A Tribute
NEWSLETTER OF INDIAN MARKET RESEARCH BUREAU  
VOL.3 NO.2  SEPTEMBER 2000
 
Clients Remember...

Actually I heard of Ramesh in 1983. I had done my summer training with IMRB and that time the whole split in IMRB was sort of happening and I remember reading in Business India that this hot shot research person was being hired by IMRB. Then Ramesh came and the first impact that everybody felt with him was the fact that IMRB is bound to become an organisation. The first NRS which was done under Ramesh’s supervision became something really huge and big. The entire industry sat up and took note of the changes made in terms of reporting. That was the huge impact of Ramesh’s coming. I remember going to the IMRB Lyceum. During the day Ramesh was very formal and teaching us technical kind of things and during the night he would let his hair down. He was such good fun.

One of the things that everybody in the group loved to do was to imitate Ramesh. He had this kind of body language, his style of pushing his glasses up... and he enjoyed that too. He used to say such profound things in essentially his own measured style!

Ramesh was head and shoulders above everybody else. There is nobody who has acquired that kind of stature. If one discussed even a research design with Ramesh, he had the ability to either come up with something so simple that we would think, why didn’t we think of this before. Or he would come up with something so amazing that we said, we can never reach this level.

Strong and solid, he was a thinking man. He had an intellectual flexibility. He could re-think. If he had a certain impression of you and you did something which outdid that impression, he had the ability to re-think. He would re-evaluate and re-think. He was not stubborn. He was open. He was willing to listen.

Bindu Sethi
HTA

I knew Ramesh for a very long time, even before he joined IMRB. I was with Levers and Levers you know is terrible with suppliers. And the best relationship Levers had was with Ramesh. Other researchers would, at least privately, explode, but Ramesh was always very polite and very keen to improve the service. We had an understated relationship, but a well-connected one.

Considering I don’t know too many people in Bombay today, Ramesh went out of his way to help me and not only because we knew each other and were good friends but because it was the way he was. His approach was ‘let me tr y and see what I can do for you’. He would go out of his way. So many others would say, “I will have someone call you and help you...” The difference is small but very telling.

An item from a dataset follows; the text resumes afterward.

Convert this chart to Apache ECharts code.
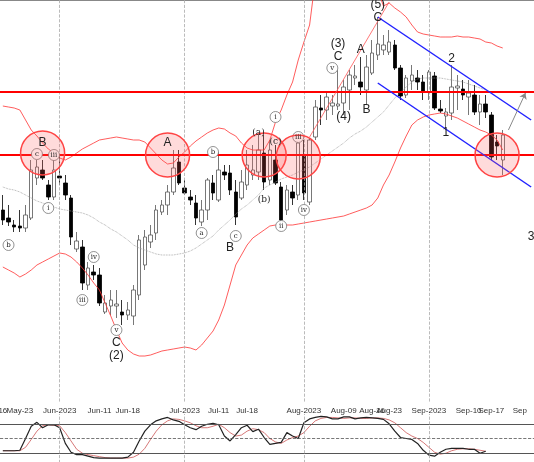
<!DOCTYPE html>
<html><head><meta charset="utf-8">
<script src="https://cdn.jsdelivr.net/npm/echarts@6/dist/echarts.min.js"></script>
<style>html,body{margin:0;padding:0;background:#fff}#c{width:534px;height:462px}</style>
</head><body><div id="c"></div>
<script>
// price units are measured on the chart's (inverted) price scale
var candles = [
[210,220,195,225],[218,222,205,226],[225,227,220,232],[226,228,210,232],[228,215,205,232],
[218,170,160,220],[178,167,160,185],[170,178,160,180],[185,197,180,200],[197,170,160,200],
[176,178,155,185],[183,195,175,200],[198,237,195,245],[249,241,232,252],[247,283,240,290],
[285,268,262,290],[272,275,265,280],[275,303,268,306],[312,303,295,314],[306,300,290,315],
[306,304,290,318],[312,315,300,325],[315,310,302,320],[316,290,285,325],[295,240,235,300],
[265,237,230,270],[242,235,225,248],[233,210,205,240],[212,205,200,215],[205,192,185,215],
[192,168,150,195],[162,183,150,185],[188,193,180,195],[197,200,190,205],[203,218,195,225],
[222,210,200,226],[210,180,178,220],[183,193,175,200],[200,170,152,202],[172,175,165,180],
[173,190,165,195],[192,217,180,225],[198,182,170,200],[185,165,150,190],[175,170,145,180],
[172,150,135,180],[153,182,135,190],[180,150,140,185],[160,183,145,185],[187,220,182,225],
[210,190,185,215],[192,198,185,205],[195,143,135,200],[155,193,140,200],[202,140,138,205],
[137,107,100,140],[108,110,95,125],[110,97,92,120],[106,103,95,115],[106,104,70,110],
[103,87,80,115],[90,75,70,110],[78,76,65,85],[82,87,57,95],[90,67,55,105],
[73,53,40,75],[55,44,17,60],[50,45,35,55],[52,42,30,55],[45,68,40,70],
[68,96,65,100],[95,78,75,98],[81,75,65,90],[78,82,70,90],[82,92,75,100],
[92,72,70,100],[76,108,72,110],[109,111,100,113],[116,112,108,130],[113,87,65,120],
[88,86,75,110],[89,95,80,100],[97,93,80,115],[95,112,85,115],[112,104,95,125],
[104,112,95,118],[115,157,112,160],[142,146,135,160],[160,135,130,175]
];
var upperBand = [106,107,108,110,120,130,136,143,149,153,158,160,157,153,149,146,143,140,139,138,
137,138,139,140,140,142,148,154,160,164,163,157,152,146,141,137,133,130,128,129,
133,136,143,148,150,150,150,140,122,110,95,82,60,42,25,-20,-20,-20,-20,-20,
-20,-20,-20,-20,-20,-20,-10,6,3,8,12,17,25,32,34,35,36,37,37,37,
36,37,37,38,39,42,43,46,48];
var lowerBand = [267,270,273,277,274,270,265,262,259,256,253,254,257,262,268,275,283,290,303,316,
330,343,350,354,356,356,355,353,351,350,349,348,347,348,350,345,338,331,320,305,
285,265,255,245,238,234,230,226,225,225,225,225,224,223,222,221,220,219,218,217,
216,214,212,210,208,205,198,185,175,162,148,136,125,120,117,115,114,113,114,116,
118,121,124,127,130,132,135,140,150];
var midBand = [187,189,190,192,195,198,201,203,205,207,209,210,211,212,213,215,218,222,225,229,
232,236,240,245,248,250,252,254,255,255,255,254,253,251,248,244,240,236,230,225,
220,214,209,205,200,195,188,185,182,179,177,175,172,170,167,163,159,155,151,147,
143,138,134,131,127,122,117,112,105,98,92,87,82,79,78,78,78,78,79,80,
81,82,84,86,88,90];
var stochK = [25,25,25,26,50,75,83,72,78,78,72,40,22,17,17,14,11,10,10,10,
10,10,12,22,45,65,78,86,90,93,88,85,78,72,68,75,79,81,78,55,
45,58,72,77,64,69,52,38,40,42,62,55,50,82,90,93,95,94,90,90,
94,94,90,92,93,92,91,89,80,65,52,50,48,40,26,16,14,22,28,30,
30,30,28,28,20,24];
var stochD = [25,25,25,25,32,48,65,76,78,77,76,62,45,28,20,17,15,13,11,10,
10,10,10,12,18,30,48,65,78,86,90,89,86,82,76,72,72,75,79,72,
62,55,57,65,70,68,62,50,43,40,47,52,55,62,75,86,91,93,93,92,
91,92,92,91,91,92,92,91,88,82,72,62,55,50,42,32,22,18,20,25,
28,29,29,28,26,24];
var tickIdx  = [0,3,10,17,22,32,38,43,53,60,65,68,75,82,86,91];
var tickText = ['16','May-23','Jun-2023','Jun-11','Jun-18','Jul-2023','Jul-11','Jul-18','Aug-2023','Aug-09','Aug-16','Aug-23','Sep-2023','Sep-10','Sep-17','Sep'];
var monthIdx = [10,32,53,75];
var levels = [92,155];
var zoneCircles = [[7,153],[29,155],[46,155],[52,157],[87,155]];
var waveLabels = [['B',7,143],['A',29,143],['C',20,343],['(2)',20,356],['B',40,248],['(3)',59,44],['C',59,57],
  ['A',63,50],['B',64,110],['(4)',60,117],['(5)',66,5],['C',66,18],['2',79,59],['1',78,133],['3',93,237]];
var subLabels = [['b',1,245,1],['c',6,154,1],['iii',9,155,1],['i',8,208,1],['iv',16,257,1],['iii',14,300,1],['v',20,330,1],
  ['a',35,233,1],['b',37,152,1],['c',41,236,1],['(a)',45,133,0],['(b)',46,200,0],['i',48,117,1],['(c)',48,142,0],
  ['ii',49,226,1],['iii',52,137,1],['iv',53,210,1],['v',58,68,1]];
var channel = [[[66,17],[93,120]],[[66,83],[93,187]]];
var waveLine = [[54,137],[68,2]];
var arrowLine = [[89,130],[92,93]];

var N = 94, cats = [];
for (var i=0;i<N;i++) cats.push(String(i));
var tickMap = {}; tickIdx.forEach(function(t,j){tickMap[t]=tickText[j];});

var vlines = monthIdx.map(function(m){return {xAxis:m};});
var chart = echarts.init(document.getElementById('c'));
chart.setOption({
  animation:false,
  grid:[{left:0,right:0,top:0,height:403,containLabel:false,outerBoundsMode:'none'},
        {left:0,right:0,top:414,height:49,containLabel:false,outerBoundsMode:'none'}],
  xAxis:[
    {type:'category',data:cats,gridIndex:0,boundaryGap:true,
     axisLine:{lineStyle:{color:'#888'}},
     axisTick:{interval:0,length:3,lineStyle:{color:'#888'},customValues:tickIdx},
     axisLabel:{interval:0,customValues:tickIdx,formatter:function(v){return tickMap[v]||'';},
       fontSize:8,color:'#333',fontFamily:'Liberation Sans',margin:4,hideOverlap:false,showMinLabel:true,showMaxLabel:true},
     splitLine:{show:false}},
    {type:'category',data:cats,gridIndex:1,position:'top',axisLine:{lineStyle:{color:'#555'}},
     axisTick:{show:false},axisLabel:{show:false}}
  ],
  yAxis:[{type:'value',gridIndex:0,inverse:true,min:0,max:403,show:false},
         {type:'value',gridIndex:1,min:0,max:100,show:false}],
  series:[
    {type:'line',data:upperBand,symbol:'none',lineStyle:{color:'#f33',width:0.8},silent:true,
     markLine:{symbol:'none',silent:true,label:{show:false},lineStyle:{color:'#aaa',type:'dashed',width:0.8},data:vlines}},
    {type:'line',data:lowerBand,symbol:'none',lineStyle:{color:'#f33',width:0.8},silent:true},
    {type:'line',data:midBand,symbol:'none',lineStyle:{color:'#999',width:0.8,type:'dotted'},silent:true},
    {type:'candlestick',data:candles,barWidth:4,
     itemStyle:{color:'#000',borderColor:'#000',color0:'#fff',borderColor0:'#555',borderWidth:0.8},
     markLine:{symbol:'none',silent:true,label:{show:false},data:
       levels.map(function(l){return {yAxis:l,lineStyle:{color:'#f00',width:2,type:'solid'}};})
       .concat(channel.map(function(c){return [{coord:c[0],lineStyle:{color:'#22f',width:1.5,type:'solid'}},{coord:c[1]}];}))
       .concat([[{coord:waveLine[0],lineStyle:{color:'#f55',width:0.8,type:'solid'}},{coord:waveLine[1]}]])
     },
     markPoint:{silent:true,data:subLabels.map(function(s){return {coord:[s[1],s[2]],symbol:'circle',symbolSize:s[3]?11:1,
       itemStyle:{color:s[3]?'#fff':'rgba(0,0,0,0)',borderColor:s[3]?'#777':'rgba(0,0,0,0)',borderWidth:0.8},
       label:{show:true,position:'inside',formatter:s[0],fontSize:s[3]?7:9,color:'#222',fontFamily:'DejaVu Serif'}};})
       .concat(waveLabels.map(function(s){return {coord:[s[1],s[2]],symbol:'circle',symbolSize:1,itemStyle:{color:'rgba(0,0,0,0)'},
       label:{show:true,position:'inside',formatter:s[0],fontSize:12,color:'#222',fontFamily:'Liberation Sans'}};}))}
    },
    {type:'line',data:[],
     markPoint:{silent:true,data:zoneCircles.map(function(c){return {coord:c,symbol:'circle',symbolSize:44,
       itemStyle:{color:'rgba(255,90,90,0.22)',borderColor:'#f44',borderWidth:1.5},label:{show:false}};})},
     markLine:{symbol:['none','arrow'],symbolSize:6,silent:true,label:{show:false},
       data:[[{coord:arrowLine[0],lineStyle:{color:'#888',width:1,type:'solid'}},{coord:arrowLine[1]}]]}
    },
    {type:'line',xAxisIndex:1,yAxisIndex:1,data:stochD,symbol:'none',lineStyle:{color:'#c55',width:0.8},
     markLine:{symbol:'none',silent:true,label:{show:false},data:[
       {yAxis:80,lineStyle:{color:'#555',width:1,type:'solid'}},
       {yAxis:50,lineStyle:{color:'#555',width:0.8,type:'dashed'}},
       {yAxis:20,lineStyle:{color:'#555',width:1,type:'solid'}}].concat(
       monthIdx.map(function(m){return {xAxis:m,lineStyle:{color:'#aaa',type:'dashed',width:0.8}};}))}},
    {type:'line',xAxisIndex:1,yAxisIndex:1,data:stochK,symbol:'none',lineStyle:{color:'#222',width:1.2}}
  ]
});
</script></body></html>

He was a good, intelligent man who applied himself and he was honest. Research should be honest. He stood for personal and professional integrity. It’s not often that that happens.

Shunu Sen
Quadra Advisory

I first got to know Ramesh in December 1976, when he had just come back from USA, and at that time, I remember his business target used to be Rs. 6 lakh, going up later to Rs. 14 lakh. We often teased him about this later.

When the IMRB opening came up, it was clearly the right move for Ramesh to make. He thrived on that larger canvas, took a broken organisation and took it from strength to strength.

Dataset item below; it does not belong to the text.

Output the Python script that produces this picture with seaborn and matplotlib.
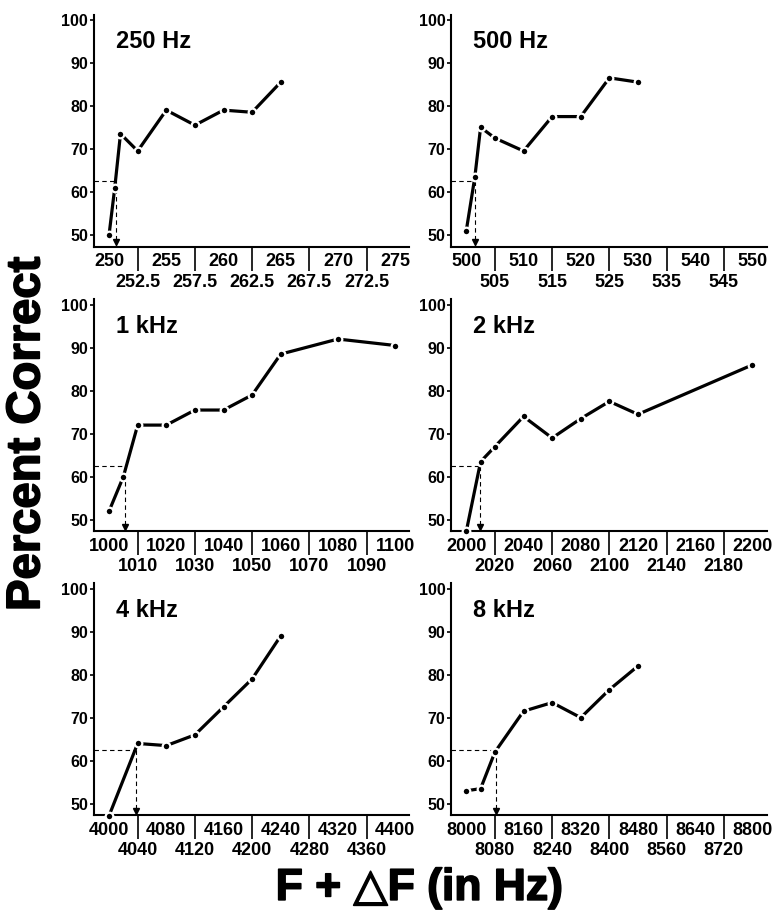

I remember I was in a competing organisation in the mid 80s and Ramesh was head of IMRB and I needed clarification on a certain statistical test. The only person I wanted to call and felt comfortable about calling at that stage was Ramesh. Over the phone, he explained the entire technique to me patiently and in detail, step by step; he did not hold back. I would not have had that sense of comfort with anyone else.

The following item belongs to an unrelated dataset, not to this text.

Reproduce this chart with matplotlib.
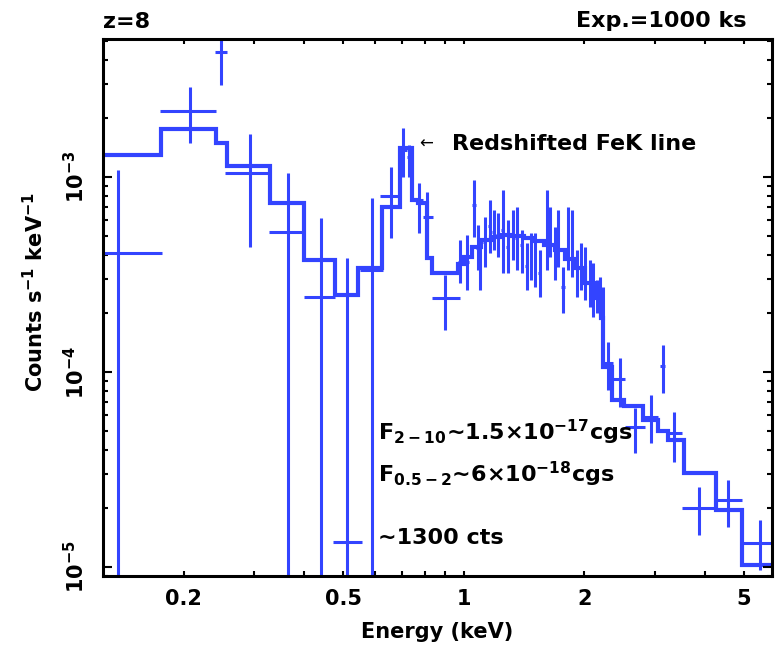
"""
z=8 obscured AGN simulated spectrum (1000 ks).
Data crosses + folded model as a step line, written to out.png.
"""
import numpy as np
import matplotlib
matplotlib.use("Agg")
import matplotlib.pyplot as plt
from matplotlib.ticker import FixedLocator, FixedFormatter, LogLocator, NullFormatter

plt.rcParams['font.family'] = ['DejaVu Sans']
plt.rcParams['font.weight'] = 'bold'
plt.rcParams['mathtext.default'] = 'regular'

BLUE = '#3344ff'

# binned data: centre, bin edges (keV), rate and error bounds (counts/s/keV)
energy = [0.137, 0.207, 0.248, 0.292, 0.365, 0.439, 0.510, 0.589, 0.657, 0.704,
          0.729, 0.772, 0.808, 0.896,
          0.977, 1.017, 1.059, 1.084, 1.096, 1.129, 1.161, 1.189, 1.216, 1.252,
          1.288, 1.326, 1.357, 1.396, 1.437, 1.471, 1.505, 1.549, 1.613, 1.641,
          1.689, 1.718, 1.768, 1.820, 1.862, 1.917, 1.961, 2.007, 2.065, 2.101,
          2.151, 2.188, 2.226,
          2.291, 2.455, 2.676, 2.934, 3.144, 3.350, 3.868, 4.571, 5.495]
e_lo = [0.099, 0.174, 0.239, 0.253, 0.326, 0.400, 0.471, 0.550, 0.617, 0.692,
        0.720, 0.750, 0.790, 0.832,
        0.966, 1.005, 1.047, 1.076, 1.090, 1.119, 1.151, 1.180, 1.206, 1.241,
        1.277, 1.315, 1.346, 1.385, 1.426, 1.460, 1.494, 1.537, 1.601, 1.629,
        1.676, 1.706, 1.750, 1.807, 1.849, 1.903, 1.947, 1.993, 2.051, 2.091,
        2.141, 2.178, 2.216,
        2.226, 2.358, 2.526, 2.802, 3.100, 3.236, 3.508, 4.241, 4.955]
e_hi = [0.176, 0.241, 0.256, 0.324, 0.398, 0.476, 0.556, 0.627, 0.692, 0.720,
        0.741, 0.790, 0.837, 0.977,
        0.988, 1.030, 1.072, 1.092, 1.104, 1.139, 1.172, 1.198, 1.226, 1.262,
        1.299, 1.337, 1.368, 1.408, 1.448, 1.482, 1.516, 1.561, 1.625, 1.653,
        1.701, 1.730, 1.786, 1.833, 1.875, 1.931, 1.975, 2.021, 2.080, 2.111,
        2.161, 2.198, 2.236,
        2.358, 2.526, 2.834, 3.055, 3.190, 3.508, 4.241, 4.955, 5.990]
rate = [4.07e-4, 2.18e-3, 4.37e-3, 1.05e-3, 5.22e-4, 2.43e-4, 1.34e-5, 3.33e-4, 8.0e-4, 1.37e-3,
        1.27e-3, 7.62e-4, 6.23e-4, 2.40e-4,
        3.66e-4, 3.66e-4, 7.18e-4, 4.33e-4, 3.54e-4, 4.65e-4, 5.61e-4, 5.22e-4, 5.05e-4, 5.35e-4,
        4.38e-4, 5.05e-4, 4.87e-4, 4.48e-4, 3.50e-4, 3.94e-4, 3.75e-4, 3.22e-4, 5.35e-4, 4.75e-4,
        4.07e-4, 4.75e-4, 2.73e-4, 4.87e-4, 4.48e-4, 3.22e-4, 3.54e-4, 3.22e-4, 2.86e-4, 2.64e-4,
        2.48e-4, 2.43e-4, 2.21e-4,
        1.11e-4, 9.2e-5, 5.22e-5, 5.88e-5, 1.07e-4, 4.86e-5, 2.01e-5, 2.21e-5, 1.33e-5]
rate_lo = [1e-7, 1.49e-3, 2.96e-3, 4.38e-4, 1e-7, 1e-7, 1e-7, 1e-7, 4.87e-4, 1.0e-3,
           1.0e-3, 5.16e-4, 4.23e-4, 1.64e-4,
           2.86e-4, 2.64e-4, 4.93e-4, 3.33e-4, 2.64e-4, 3.45e-4, 4.07e-4, 4.23e-4, 3.89e-4, 3.22e-4,
           3.22e-4, 3.75e-4, 3.33e-4, 3.22e-4, 2.64e-4, 2.96e-4, 2.73e-4, 2.43e-4, 3.33e-4, 3.89e-4,
           2.96e-4, 3.45e-4, 2.01e-4, 3.33e-4, 3.07e-4, 2.43e-4, 2.64e-4, 2.34e-4, 2.16e-4, 1.92e-4,
           2.01e-4, 1.92e-4, 1.85e-4,
           8.09e-5, 6.62e-5, 3.85e-5, 4.32e-5, 7.80e-5, 3.45e-5, 1.46e-5, 1.60e-5, 9.66e-6]
rate_hi = [1.09e-3, 2.90e-3, 6.0e-3, 1.66e-3, 1.05e-3, 6.16e-4, 3.84e-4, 7.80e-4, 1.12e-3, 1.78e-3,
           1.46e-3, 9.31e-4, 8.38e-4, 3.14e-4,
           4.75e-4, 5.05e-4, 9.65e-4, 5.67e-4, 4.75e-4, 6.23e-4, 7.62e-4, 6.77e-4, 6.53e-4, 8.58e-4,
           6.02e-4, 6.77e-4, 7.02e-4, 5.35e-4, 4.59e-4, 5.16e-4, 5.16e-4, 4.23e-4, 8.58e-4, 7.02e-4,
           5.55e-4, 6.77e-4, 3.45e-4, 7.02e-4, 6.77e-4, 4.23e-4, 4.59e-4, 4.38e-4, 3.75e-4, 3.62e-4,
           2.96e-4, 3.07e-4, 2.73e-4,
           1.43e-4, 1.18e-4, 6.54e-5, 7.62e-5, 1.38e-4, 6.24e-5, 2.57e-5, 2.79e-5, 1.74e-5]

# folded model (step function)
model_edges = [0.12, 0.175, 0.241, 0.257, 0.329, 0.400, 0.476, 0.543, 0.624, 0.692,
               0.741, 0.767, 0.808, 0.832, 0.966, 1.0, 1.047, 1.103, 1.168, 1.237,
               1.311, 1.413, 1.496, 1.585, 1.688, 1.788, 1.894, 2.007, 2.125, 2.2,
               2.23, 2.34, 2.52, 2.80, 3.06, 3.24, 3.55, 4.27, 4.95, 6.2]
model_rate = [1.30e-3, 1.76e-3, 1.49e-3, 1.14e-3, 7.36e-4, 3.75e-4, 2.48e-4, 3.41e-4, 7.0e-4,
              1.41e-3, 7.6e-4, 7.36e-4, 3.84e-4, 3.22e-4, 3.6e-4, 3.9e-4, 4.4e-4, 4.75e-4,
              4.92e-4, 5.05e-4, 5.0e-4, 4.87e-4, 4.72e-4, 4.5e-4, 4.2e-4, 3.82e-4, 3.42e-4,
              2.85e-4, 2.4e-4, 1.9e-4, 1.06e-4, 7.2e-5, 6.7e-5, 5.7e-5, 5.0e-5, 4.5e-5,
              3.03e-5, 1.96e-5, 1.02e-5]

x_ticks = [0.2, 0.5, 1, 2, 5]
x_ticklabels = ['0.2', '0.5', '1', '2', '5']
y_ticks = [1e-5, 1e-4, 1e-3]
y_ticklabels = ['$10^{-5}$', '$10^{-4}$', '$10^{-3}$']


def main():
    fig = plt.figure(figsize=(7.81, 6.48), dpi=100)
    ax = fig.add_axes([0.1319, 0.1111, 0.8566, 0.8287])
    ax.set_xscale('log')
    ax.set_yscale('log')

    e = np.array(energy)
    r = np.array(rate)
    xerr = [e - np.array(e_lo), np.array(e_hi) - e]
    yerr = [r - np.array(rate_lo), np.array(rate_hi) - r]
    ax.errorbar(e, r, xerr=xerr, yerr=yerr, fmt='none', ecolor=BLUE,
                elinewidth=2.2, capsize=0)
    ax.stairs(model_rate, model_edges, color=BLUE, lw=3, baseline=None)

    ax.set_xlim(0.1256, 5.89)
    ax.set_ylim(9.0e-6, 5.1e-3)

    ax.xaxis.set_major_locator(FixedLocator(x_ticks))
    ax.xaxis.set_major_formatter(FixedFormatter(x_ticklabels))
    ax.xaxis.set_minor_locator(LogLocator(base=10, subs=np.arange(2, 10)))
    ax.xaxis.set_minor_formatter(NullFormatter())
    ax.set_yticks(y_ticks, labels=y_ticklabels, rotation=90, va='center')
    ax.yaxis.set_minor_locator(LogLocator(base=10, subs=np.arange(2, 10)))
    ax.yaxis.set_minor_formatter(NullFormatter())

    ax.tick_params(which='both', direction='in', top=True, right=True, width=1.5,
                   labelsize=15)
    ax.tick_params(axis='y', which='major', length=6.5, pad=11)
    ax.tick_params(axis='x', which='major', length=3.5, pad=9)
    ax.tick_params(which='minor', length=3.5)
    for t in ax.xaxis.get_major_ticks():
        if t.get_loc() == 1:
            t.tick1line.set_markersize(6.5)
            t.tick2line.set_markersize(6.5)
    for s in ax.spines.values():
        s.set_linewidth(2.2)

    fig.text(35 / 781, 1 - 292 / 648, 'Counts s$^{-1}$ keV$^{-1}$', rotation=90,
             ha='center', va='center', fontsize=15)
    fig.text(437 / 781, 1 - 632 / 648, 'Energy (keV)', ha='center', va='center',
             fontsize=15)
    fig.text(103 / 781, 1 - 22 / 648, 'z=8', ha='left', va='center', fontsize=16)
    fig.text(747 / 781, 1 - 21 / 648, 'Exp.=1000 ks', ha='right', va='center',
             fontsize=16)
    fig.text(426 / 781, 1 - 144 / 648, '\u2190', ha='center', va='center',
             fontsize=12, fontweight='normal')
    fig.text(452 / 781, 1 - 144 / 648, 'Redshifted FeK line', ha='left', va='center',
             fontsize=16)
    fig.text(378 / 781, 1 - 440 / 648, 'F$_{2-10}$\u223c1.5\u00d710$^{-17}$cgs',
             ha='left', va='baseline', fontsize=16)
    fig.text(378 / 781, 1 - 482 / 648, 'F$_{0.5-2}$\u223c6\u00d710$^{-18}$cgs',
             ha='left', va='baseline', fontsize=16)
    fig.text(378 / 781, 1 - 544 / 648, '\u223c1300 cts', ha='left', va='baseline',
             fontsize=16)

    fig.savefig('out.png', dpi=100)


if __name__ == "__main__":
    main()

Ramesh was instrumental in making sure MRSI took shape; he ensured that people stayed together and stayed involved long enough to allow the society to take shape. He had the perseverance to ensure that the group stuck together – going to great trouble and detail to make sure the SEC study was correctly done.

In fact, whenever there has been a quantum jump in the depth of MR quality in India, Ramesh has been there. He has driven many initiatives that have improved the quality and depth of the MR business. When I think of Ramesh, I think of work that had depth and painstaking detail, new ideas that were drilled down to the deepest levels they could go to. That was Ramesh.